Don Armstrong don at debian.org
Wed Jul 22 18:09:24 UTC 2009


On Wed, 22 Jul 2009, Jonathan Yu wrote:
> Incidentally, here is the quilt patch which should fix the issue. It
> should also work on older Perls without Perl_seed, so I'll forward
> this upstream (while making a simultaneous release in Debian) so
> that hopefully it's fixed in the near future.

1) salph ignores huge swaths of entropy which is present in the seed,
so I didn't want to use it (and I don't think it's the right thing to
do.)[1] You'd certainly need more than one call to the seed to set it
reasonably, and if you use salph, you don't need to restrict it to
1..2^30

2) Perl_seed generates a new seed every time you call it.
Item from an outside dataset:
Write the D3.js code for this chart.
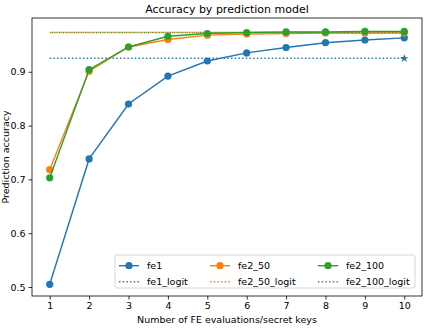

It does not
expose the internal state of the random number generator. (Reading its
implementation will be instructive.)

3) Using localtime to seed the generator instead of failing (or at
least warning) is bad. At the very least, it should use something
like:

time ^ $$ ^ unpack "%L*", `ps axww | gzip -f`

or some other reasonable implementation as well as warning that you're
not actually using random data.


Don Armstrong

1: The implementation of salph is also rather opaque and may not have
uniform distribution for the input that you're passing it, leading to
non-unform distribution of random values for repeated calls to the
program. [I haven't read the paper it's based on, either...]
-- 
This can't be happening to me. I've got tenure.